Of course, even in this day in age, the Charger has to kowtow to the occasional act of fuel-misering; in order to do so, the 6.4-litre gets the same cylinder-deactivation tech seen elsewhere in FCA’s V8 line-up. When cruising, the engine is able to run on four-cylinders, helping save that crucial fuel needed to justify yet another full-chat standing-start, or even an at-speed tweak of the throttle, which is really all it takes to get all eight cylinders singing again, firing you down your favorite back road at warp speed.
You will want to exercise a modicum of caution in the corners, however. As capable as the 275-section rear Pirellis are, the Charger’s rear end will step out of line if you’re overly enthusiastic on the throttle, even on dry, cool tarmac; you can imagine what that’s like in the wet, so you really want to concentrate on what you’re feeling beneath that right foot. That, of course, coupled with the big, heavy body means you’re thinking a little harder as the road gets twistier. Dodge doesn’t even include a strut-tower brace to keep the front-end in line; that addition alone would make a world of difference.

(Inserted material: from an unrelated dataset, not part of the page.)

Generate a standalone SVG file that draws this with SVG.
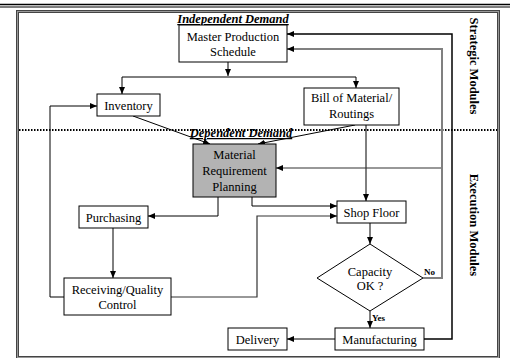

When it comes to straight-line speed and cross-country cruising, however, the Charger SRT 392 works precisely as advertised. There’s plenty of room inside, the seats are supportive and when in four-cylinder mode, it’s quiet, too. Then, when you get to that drag-strip you’ve been driving all this time to reach, it’s just as ready to put on its dance shoes and start cutting up the tarmac, as it were. People that buy cars like these like lots of acceleration often, and the SRT 392 is more than up to the task.
Of course the beauty – the real beauty – of muscle cars of old was that you could get the performance of a Corvette – or, indeed, some Ferraris and Porsches – for the price that sits just a little above a family hauler. While the SRT 392 does start at 20 grand over the base Charger and $14,000 over models equipped with the smallest, least powerful of all three available V8s, I can see the value.
Even with the two available option packages – one that provides a bunch of non-performance adds like adaptive cruise control and blind-spot warning, and one that provides fancy 19-speaker audio – it still hovers just around the $60,000 mark. That means that you’re getting all that power, the great looks and well-equipped, roomy interior for around less than the cost of a base 5 Series. Of course, if you still want that big, 6.4-litre Hemi but don’t need the extra fixings like the Performance Pages, Brembo brakes or lightweight alloys, then the Scat Pack had can be had for less than $50,000.
Either one would be a good bet in my book. The way we’re going these days, we’re going to be seeing big V8s like this less frequently in favour of more efficient turbocharged four- and six-cylinder powerplants. Get a V8 Charger of any stripe today, and you’ll have the last of a dying breed. Get a SRT 392, and you’ll have one of the finest of said breed.